• Task goal:
Retype the whole listing, please, keeping every line exact and dropping the pictures.

........

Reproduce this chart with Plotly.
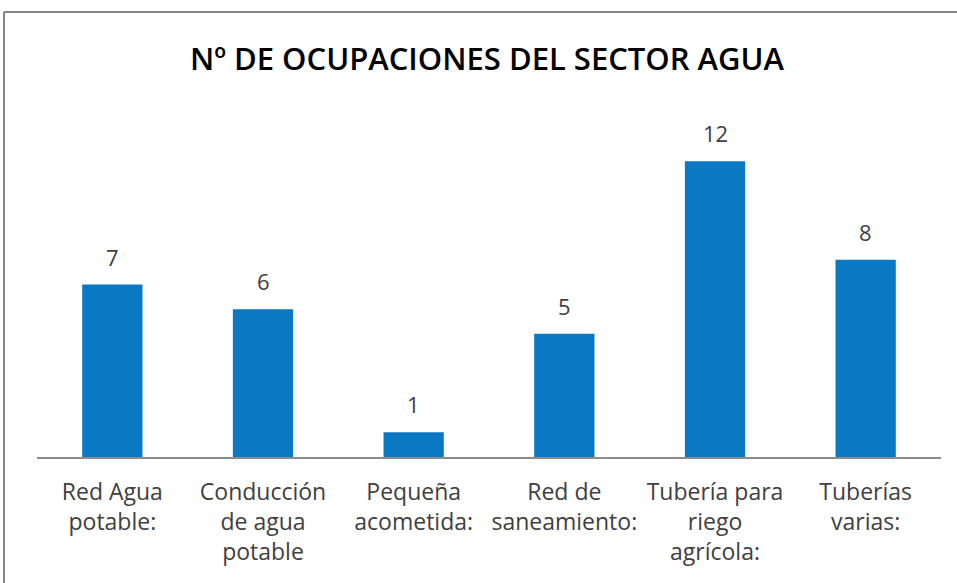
import plotly.graph_objects as go

categories = ["Red Agua<br>potable:", "Conducción<br>de agua<br>potable", "Pequeña<br>acometida:",
              "Red de<br>saneamiento:", "Tubería para<br>riego<br>agrícola:", "Tuberías<br>varias:"]
values = [7, 6, 1, 5, 12, 8]
title_text = "Nº DE OCUPACIONES DEL SECTOR AGUA"

W, H = 957, 583
ml, mr, mt, mb = 37, 16, 112, 126
pw, ph = W - ml - mr, H - mt - mb
FONT = "Open Sans, sans-serif"

fig = go.Figure(go.Bar(
    x=categories, y=values,
    marker=dict(color="#0a78c2", line=dict(width=0)),
    cliponaxis=False,
))

annotations = [
    dict(x=c, y=v, xref="x", yref="y", text=str(v), showarrow=False,
         yanchor="bottom", yshift=11,
         font=dict(family=FONT, size=22, color="#404040"))
    for c, v in zip(categories, values)
]

bx = (4 - ml) / pw
by = (H - mb - 12) / ph

fig.update_layout(
    width=W, height=H,
    margin=dict(l=ml, r=mr, t=mt, b=mb),
    paper_bgcolor="white", plot_bgcolor="white",
    bargap=0.6,
    showlegend=False,
    annotations=annotations,
    title=dict(text=title_text, x=487 / W, xanchor="center",
               y=1 - 59 / H, yanchor="middle", yref="container",
               font=dict(family=FONT, size=31, color="#000000", weight=600)),
    xaxis=dict(showline=True, linecolor="#8c8c8c", linewidth=1.5, ticks="",
               tickfont=dict(family=FONT, size=23, color="#404040"),
               ticklabelstandoff=14, showgrid=False),
    yaxis=dict(range=[0, 14], visible=False, showgrid=False, zeroline=False),
    shapes=[
        dict(type="line", xref="paper", yref="paper", x0=bx, x1=bx, y0=by, y1=-0.5,
             line=dict(color="#868686", width=2)),
        dict(type="line", xref="paper", yref="paper", x0=bx, x1=1.1, y0=by, y1=by,
             line=dict(color="#868686", width=2)),
    ],
)

fig.write_html("out.html", config={"displayModeBar": False},
               post_script="document.body.style.margin='0';")
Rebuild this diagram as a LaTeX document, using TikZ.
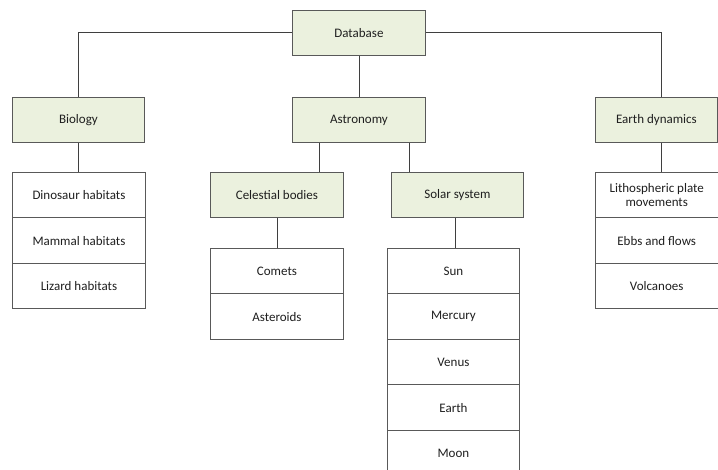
\documentclass[tikz,border=0pt]{standalone}
\usepackage{fontspec}
\setmainfont{Carlito}
\definecolor{catfill}{HTML}{EBF1DE}
\definecolor{boxline}{HTML}{595959}
\definecolor{linkline}{HTML}{3F3F3F}
\definecolor{txt}{HTML}{1F1F1F}
\begin{document}
\begin{tikzpicture}[x=1pt,y=-1pt,
  base/.style={draw=boxline, line width=0.9pt, anchor=north west, inner sep=0pt,
    text=txt, font=\fontsize{13}{14}\selectfont, align=center},
  cat/.style={base, fill=catfill, minimum width=#1, minimum height=45pt},
  leaf/.style={base, fill=white, minimum width=#1, minimum height=45.5pt},
  link/.style={draw=linkline, line width=0.9pt}]
\useasboundingbox (0,0) rectangle (718,470);
\clip (0,0) rectangle (718,470);
% categories
\node[cat=133pt] (db) at (292,10) {Database};
\node[cat=132pt] (bio) at (12,97) {Biology};
\node[cat=133pt] (astro) at (292,97) {Astronomy};
\node[cat=122pt] (earthdyn) at (595,97) {Earth dynamics};
\node[cat=133pt] (celes) at (210,172) {Celestial bodies};
\node[cat=132pt] (solar) at (391,172) {Solar system};
% biology list
\node[leaf=133pt] (dino) at (12,172) {Dinosaur habitats};
\node[leaf=133pt] (mammal) at (12,217.5) {Mammal habitats};
\node[leaf=133pt] (lizard) at (12,263) {Lizard habitats};
% celestial list
\node[leaf=133pt] (comets) at (210,248) {Comets};
\node[leaf=133pt] (asteroids) at (210,293.5) {Asteroids};
% solar list
\node[leaf=132pt] (sun) at (387,248) {Sun};
\node[leaf=132pt] (mercury) at (387,293.5) {Mercury};
\node[leaf=132pt] (venus) at (387,339) {Venus};
\node[leaf=132pt] (earth) at (387,384.5) {Earth};
\node[leaf=132pt] (moon) at (387,430) {Moon};
% earth dynamics list
\node[leaf=122.5pt] (litho) at (595,172) {Lithospheric plate\\movements};
\node[leaf=122.5pt] (ebbs) at (595,217.5) {Ebbs and flows};
\node[leaf=122.5pt] (volc) at (595,263) {Volcanoes};
% connectors
\draw[link] (db.west) -| (bio.north);
\draw[link] (db.east) -| ([xshift=5pt]earthdyn.north);
\draw[link] (db.south) -- (astro.north);
\draw[link] (bio.south) -- (bio.south |- dino.north);
\draw[link] ([xshift=5pt]earthdyn.south) -- ([xshift=5pt]earthdyn.south |- litho.north);
\draw[link] ([xshift=-40pt]astro.south) -- ([xshift=-40pt]astro.south |- celes.north);
\draw[link] ([xshift=50pt]astro.south) -- ([xshift=50pt]astro.south |- solar.north);
\draw[link] (celes.south) -- (comets.north);
\draw[link] ([xshift=-2pt]solar.south) -- ([xshift=-2pt]solar.south |- sun.north);
\end{tikzpicture}
\end{document}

........

• Result of this task:
Reproduce this chart with Plotly.
import plotly.graph_objects as go

categories = ["Red Agua<br>potable:", "Conducción<br>de agua<br>potable", "Pequeña<br>acometida:",
              "Red de<br>saneamiento:", "Tubería para<br>riego<br>agrícola:", "Tuberías<br>varias:"]
values = [7, 6, 1, 5, 12, 8]
title_text = "Nº DE OCUPACIONES DEL SECTOR AGUA"

W, H = 957, 583
ml, mr, mt, mb = 37, 16, 112, 126
pw, ph = W - ml - mr, H - mt - mb
FONT = "Open Sans, sans-serif"

fig = go.Figure(go.Bar(
    x=categories, y=values,
    marker=dict(color="#0a78c2", line=dict(width=0)),
    cliponaxis=False,
))

annotations = [
    dict(x=c, y=v, xref="x", yref="y", text=str(v), showarrow=False,
         yanchor="bottom", yshift=11,
         font=dict(family=FONT, size=22, color="#404040"))
    for c, v in zip(categories, values)
]

bx = (4 - ml) / pw
by = (H - mb - 12) / ph

fig.update_layout(
    width=W, height=H,
    margin=dict(l=ml, r=mr, t=mt, b=mb),
    paper_bgcolor="white", plot_bgcolor="white",
    bargap=0.6,
    showlegend=False,
    annotations=annotations,
    title=dict(text=title_text, x=487 / W, xanchor="center",
               y=1 - 59 / H, yanchor="middle", yref="container",
               font=dict(family=FONT, size=31, color="#000000", weight=600)),
    xaxis=dict(showline=True, linecolor="#8c8c8c", linewidth=1.5, ticks="",
               tickfont=dict(family=FONT, size=23, color="#404040"),
               ticklabelstandoff=14, showgrid=False),
    yaxis=dict(range=[0, 14], visible=False, showgrid=False, zeroline=False),
    shapes=[
        dict(type="line", xref="paper", yref="paper", x0=bx, x1=bx, y0=by, y1=-0.5,
             line=dict(color="#868686", width=2)),
        dict(type="line", xref="paper", yref="paper", x0=bx, x1=1.1, y0=by, y1=by,
             line=dict(color="#868686", width=2)),
    ],
)

fig.write_html("out.html", config={"displayModeBar": False},
               post_script="document.body.style.margin='0';")
Rebuild this diagram as a LaTeX document, using TikZ.
\documentclass[tikz,border=0pt]{standalone}
\usepackage{fontspec}
\setmainfont{Carlito}
\definecolor{catfill}{HTML}{EBF1DE}
\definecolor{boxline}{HTML}{595959}
\definecolor{linkline}{HTML}{3F3F3F}
\definecolor{txt}{HTML}{1F1F1F}
\begin{document}
\begin{tikzpicture}[x=1pt,y=-1pt,
  base/.style={draw=boxline, line width=0.9pt, anchor=north west, inner sep=0pt,
    text=txt, font=\fontsize{13}{14}\selectfont, align=center},
  cat/.style={base, fill=catfill, minimum width=#1, minimum height=45pt},
  leaf/.style={base, fill=white, minimum width=#1, minimum height=45.5pt},
  link/.style={draw=linkline, line width=0.9pt}]
\useasboundingbox (0,0) rectangle (718,470);
\clip (0,0) rectangle (718,470);
% categories
\node[cat=133pt] (db) at (292,10) {Database};
\node[cat=132pt] (bio) at (12,97) {Biology};
\node[cat=133pt] (astro) at (292,97) {Astronomy};
\node[cat=122pt] (earthdyn) at (595,97) {Earth dynamics};
\node[cat=133pt] (celes) at (210,172) {Celestial bodies};
\node[cat=132pt] (solar) at (391,172) {Solar system};
% biology list
\node[leaf=133pt] (dino) at (12,172) {Dinosaur habitats};
\node[leaf=133pt] (mammal) at (12,217.5) {Mammal habitats};
\node[leaf=133pt] (lizard) at (12,263) {Lizard habitats};
% celestial list
\node[leaf=133pt] (comets) at (210,248) {Comets};
\node[leaf=133pt] (asteroids) at (210,293.5) {Asteroids};
% solar list
\node[leaf=132pt] (sun) at (387,248) {Sun};
\node[leaf=132pt] (mercury) at (387,293.5) {Mercury};
\node[leaf=132pt] (venus) at (387,339) {Venus};
\node[leaf=132pt] (earth) at (387,384.5) {Earth};
\node[leaf=132pt] (moon) at (387,430) {Moon};
% earth dynamics list
\node[leaf=122.5pt] (litho) at (595,172) {Lithospheric plate\\movements};
\node[leaf=122.5pt] (ebbs) at (595,217.5) {Ebbs and flows};
\node[leaf=122.5pt] (volc) at (595,263) {Volcanoes};
% connectors
\draw[link] (db.west) -| (bio.north);
\draw[link] (db.east) -| ([xshift=5pt]earthdyn.north);
\draw[link] (db.south) -- (astro.north);
\draw[link] (bio.south) -- (bio.south |- dino.north);
\draw[link] ([xshift=5pt]earthdyn.south) -- ([xshift=5pt]earthdyn.south |- litho.north);
\draw[link] ([xshift=-40pt]astro.south) -- ([xshift=-40pt]astro.south |- celes.north);
\draw[link] ([xshift=50pt]astro.south) -- ([xshift=50pt]astro.south |- solar.north);
\draw[link] (celes.south) -- (comets.north);
\draw[link] ([xshift=-2pt]solar.south) -- ([xshift=-2pt]solar.south |- sun.north);
\end{tikzpicture}
\end{document}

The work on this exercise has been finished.